Andere Stücke dagegen, die ihr vorgelegt werden, sind richtige kleine Schätze. Wie vor einiger Zeit die Metallzange, mit Perlmuttornamenten und im Greifer ausgepolstert, die sie zunächst für ein Besteck zum Halten von Reagenzgläsern hielt. "Es war nur nicht klar, warum sie so hübsch ist", sagt die Expertin. Erst im Nachhinein wurde ihr klar, dass es sich bei dem als Kuriosum über Generationen weitervererbten Werkzeug wohl um das persönliche Operationsbesteck eines schönheitssinnigen Chirurgen handelte. "Dem Besitzer ging es gar nicht um eine Wertexpertise, er wollte einfach wissen, was das ist", erinnert sich Rezepa-Zabel. Details aus den Berichten der Besucher, vor allem aber jahrelange Erfahrung helfen der als Kuratorin und Wissenschaftlerin sowie im Kunsthandel tätigen Berlinerin bei ihren Einschätzungen. Einen vermeintlichen Renaissance-Bilderrahmen entlarvte sie so als eine Arbeit der Gründerzeit im Stil der Neorenaissance. Ein gut gearbeitetes Stück sei das gewesen, aus altem Holz und mit allen Finessen der Renaissance-Handwerker. Dass es Rahmen aus dieser Zeit auf dem Markt gar nicht mehr gibt, wusste Rezepa-Zabel aber auch. Auf dennoch immerhin 1500 Euro schätzte sie den Marktwert des Erbstücks.

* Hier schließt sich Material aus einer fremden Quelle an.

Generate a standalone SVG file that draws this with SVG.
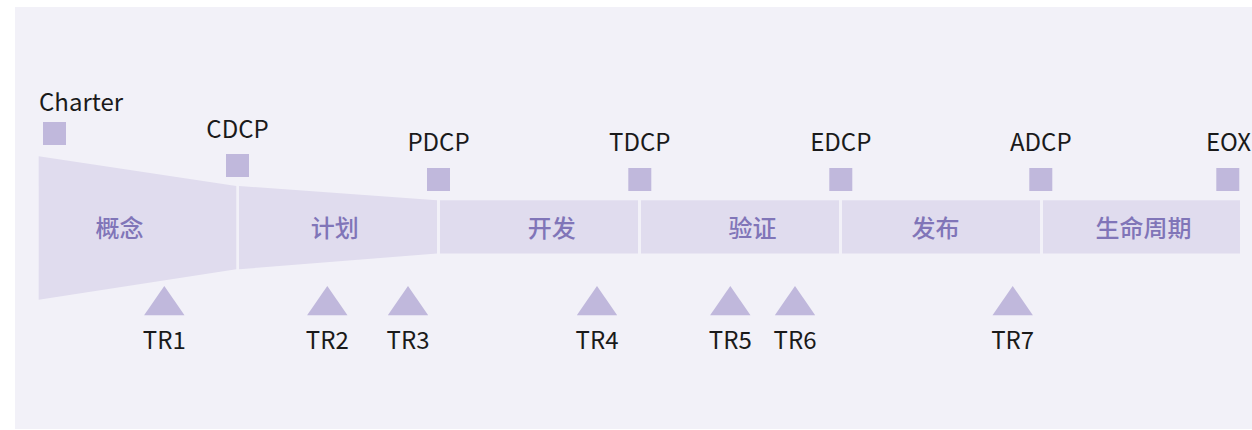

Andere Besucher müssen mit größeren Enttäuschungen leben - wie die Dame Anfang 30, die eine kleine chinesische Porzellantasse mitgebracht hatte. Sie ließ durchblicken, dass diese ihr von einem Verehrer überreicht worden war, als Erbstück seiner Großmutter. "Dabei war das ein billiges Souvenir, das Dekor waren quasi Abziehbilder", sagt Rezepa-Zabel. Das Bild der Frau, die von dem Betrug des vermeintlichen Liebhabers getroffen war, ist ihr vor Augen geblieben. "Viele kommen her, weil sie Lust haben, bei bestimmten Sachen aus ihrem Besitz nachzuforschen", sagt sie. "Aber in dem Fall wäre es besser gewesen, sie hätte das gar nicht erst hinterfragt."

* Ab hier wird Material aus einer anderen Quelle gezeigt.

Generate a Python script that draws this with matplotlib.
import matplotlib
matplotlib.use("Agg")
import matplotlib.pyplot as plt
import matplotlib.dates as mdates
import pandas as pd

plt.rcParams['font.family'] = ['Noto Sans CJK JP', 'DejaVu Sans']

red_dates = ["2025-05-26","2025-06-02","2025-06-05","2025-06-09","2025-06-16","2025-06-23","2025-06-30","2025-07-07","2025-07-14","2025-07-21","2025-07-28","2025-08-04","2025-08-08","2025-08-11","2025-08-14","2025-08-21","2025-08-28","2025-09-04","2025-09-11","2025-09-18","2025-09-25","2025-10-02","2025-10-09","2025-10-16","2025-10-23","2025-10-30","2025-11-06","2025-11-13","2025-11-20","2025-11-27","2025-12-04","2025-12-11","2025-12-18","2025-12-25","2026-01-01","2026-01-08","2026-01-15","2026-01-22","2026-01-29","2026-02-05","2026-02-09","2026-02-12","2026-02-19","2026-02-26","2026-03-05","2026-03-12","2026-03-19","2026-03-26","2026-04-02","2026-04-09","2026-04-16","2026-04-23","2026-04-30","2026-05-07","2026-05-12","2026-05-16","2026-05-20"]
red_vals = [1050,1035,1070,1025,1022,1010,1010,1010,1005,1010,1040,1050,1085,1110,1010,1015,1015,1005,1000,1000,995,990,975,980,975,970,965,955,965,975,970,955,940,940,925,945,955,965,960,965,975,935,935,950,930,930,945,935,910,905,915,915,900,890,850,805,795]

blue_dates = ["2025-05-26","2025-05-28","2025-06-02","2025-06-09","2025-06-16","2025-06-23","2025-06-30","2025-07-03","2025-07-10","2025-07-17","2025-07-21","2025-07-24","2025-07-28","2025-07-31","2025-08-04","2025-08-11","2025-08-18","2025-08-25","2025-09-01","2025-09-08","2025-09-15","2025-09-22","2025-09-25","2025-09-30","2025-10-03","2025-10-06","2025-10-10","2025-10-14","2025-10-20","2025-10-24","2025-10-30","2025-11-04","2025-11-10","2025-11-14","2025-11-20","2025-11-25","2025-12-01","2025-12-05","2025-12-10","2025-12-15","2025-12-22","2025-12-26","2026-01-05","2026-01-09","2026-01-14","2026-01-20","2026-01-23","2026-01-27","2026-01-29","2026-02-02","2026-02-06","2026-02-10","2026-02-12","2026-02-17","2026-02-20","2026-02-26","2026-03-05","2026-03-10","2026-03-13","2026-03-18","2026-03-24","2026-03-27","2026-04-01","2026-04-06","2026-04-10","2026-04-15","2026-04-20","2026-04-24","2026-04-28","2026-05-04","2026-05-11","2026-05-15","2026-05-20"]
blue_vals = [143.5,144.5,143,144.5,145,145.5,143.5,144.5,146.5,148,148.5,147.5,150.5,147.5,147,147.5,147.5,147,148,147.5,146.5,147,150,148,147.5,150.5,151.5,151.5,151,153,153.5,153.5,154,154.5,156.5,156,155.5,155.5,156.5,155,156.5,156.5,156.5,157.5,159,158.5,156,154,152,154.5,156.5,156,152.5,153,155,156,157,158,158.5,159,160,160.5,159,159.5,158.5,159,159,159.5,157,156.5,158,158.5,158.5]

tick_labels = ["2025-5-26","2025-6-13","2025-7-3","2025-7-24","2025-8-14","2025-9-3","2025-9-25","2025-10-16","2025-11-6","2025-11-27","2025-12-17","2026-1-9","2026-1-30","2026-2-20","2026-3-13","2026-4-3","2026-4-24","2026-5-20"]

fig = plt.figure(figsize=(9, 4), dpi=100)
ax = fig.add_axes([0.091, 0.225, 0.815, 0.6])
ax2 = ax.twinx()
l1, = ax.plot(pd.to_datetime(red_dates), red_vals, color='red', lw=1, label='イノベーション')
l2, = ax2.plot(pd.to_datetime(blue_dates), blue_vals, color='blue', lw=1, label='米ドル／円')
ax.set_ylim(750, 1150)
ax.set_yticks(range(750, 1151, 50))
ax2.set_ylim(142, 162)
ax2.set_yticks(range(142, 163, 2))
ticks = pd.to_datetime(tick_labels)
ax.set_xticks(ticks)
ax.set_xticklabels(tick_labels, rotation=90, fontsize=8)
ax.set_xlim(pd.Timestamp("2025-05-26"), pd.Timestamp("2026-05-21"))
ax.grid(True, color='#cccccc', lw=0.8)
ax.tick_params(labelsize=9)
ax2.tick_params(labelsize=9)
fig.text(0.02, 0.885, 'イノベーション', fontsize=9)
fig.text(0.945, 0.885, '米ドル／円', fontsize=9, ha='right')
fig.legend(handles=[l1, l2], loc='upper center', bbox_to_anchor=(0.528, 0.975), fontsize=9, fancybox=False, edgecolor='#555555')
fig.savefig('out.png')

Manches bleibt im Werkbundarchiv
Gelegentlich findet Alltagskultur über die Ding-Sprechstunde den Weg ins Museum. Was aus designhistorischer Sicht interessant ist, das weckt bei Rezepa-Zabel eine Begeisterung, die ihren Wissensschatz schon mal zum Überfließen bringt. Von der Bedeutung des Modeschmucks im Allgemeinen erzählt sie Petra Mosquera, von der Geschichte des Hauses Dior und seiner Verbindung zu den Juwelieren Henkel und Grosse aus Pforzheim im Besonderen. Am Ende bleibt das Goldcollier als Kommissionsgut bei Rezepa-Zabel. "Bei jedem Umzug habe ich den Schmuck mitgenommen, jahrelang lag er im Kästchen", sagt Mosquera, die aus Zehlendorfer stammt, mit ihrer Familie in Charlottenburg lebt und in einem Atelier in Lichterfelde großformatige Bildkompositionen aus Ölfarbe und anderen Materialien gestaltet. Jetzt aber könne sie sich von der Kette trennen.
Ein herkömmlicher Auktionshandel oder gar Ebay, diese Vorstellung wäre ihr dann allerdings doch unerträglich. "Aber hier habe ich ein gutes Gefühl", sagt sie. "Weil hier die Stücke mit ihren Geschichten wertgeschätzt werden."